2. The code computes the DIM*N components of the force vector in two ways:
   directly using the Model's force calculation (`force_model') and by
   numerical differentiation using Ridders' method (`force_numer').  The
   difference between these values in absolute value is also printed (`Force
   diff') as well as the error predicted by Ridders' method (`pred error').
   Ideally, one would expect the force difference to be less than the predicted
   error.  If that is the case the term `ok' is printed at the end of the
   line.  (Most potentials fail this check for most degrees of freedom, so this
   is not a good criterion.)

   In addition, the following normalized measure is computed:

   \alpha = 1/(DIM*N) sqrt( \sum_i w_i (f^{model}_i - f^{numer}_i)^2 / \sum_i w_i ),

   where w_i is the weight associated with term i:

   w_i = 1/\hat{\epsilon}_i,

   and \hat{\epsilon}_i is the normalized error in the numerical calculation:

   \hat{\epsilon}_i = max(\epsilon^{numer}_i, \epsilon^{prec}) /
                      max(\force^{numer}_i, \epsilon^{prec})

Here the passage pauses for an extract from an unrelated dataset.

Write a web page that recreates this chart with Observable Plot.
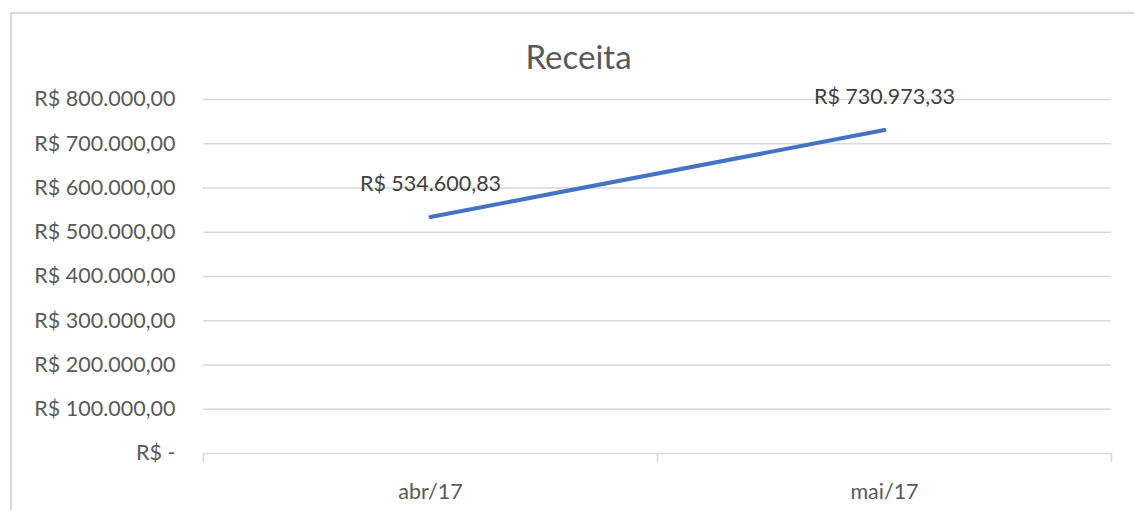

   The max functions impose a lower limit on computed values equal to the
   numerical precision of the computer (\epsilon^{prec}).

   \alpha has units of force and can be understood as the average error per
   degree of freedom.  The smaller the value of \alpha the more accurate the
   force calculation of the Model.

   In the expression for \alpha each term is weighted by the relative accuracy
   of the numerical estimate for the derivative.  Thus if f^{numer}_i is a poor
   estimate for the derivative (i.e. \epsilon^{numer}_i is large relative to
   f^{numer}_i) then term i contributes less to \alpha since it is less
   trustworthy.

   In addition to \alpha, the maximum term contributing to \alpha is
   identified.  For this degree of freedom, the error and normalized error are
   printed:

   forcediff_i = |f^{model}_i - f^{numer}_i}|

   forcediff_i/|f^{model}_i|

   This is *not* the largest error (i.e. the largest value of forcediff_i) due
   to the weighting term w_i.  Simply looking at the maximum value of
   forcediff_i could be misleading since the error in the numerical term,
   \epsilon^{numer}_i, may be large for the component.  Instead the maximum of
   w_i*forcediff_i is a compromise that in some sense seeks the largest error
   for components where the numerical derivative are also as accurate possible.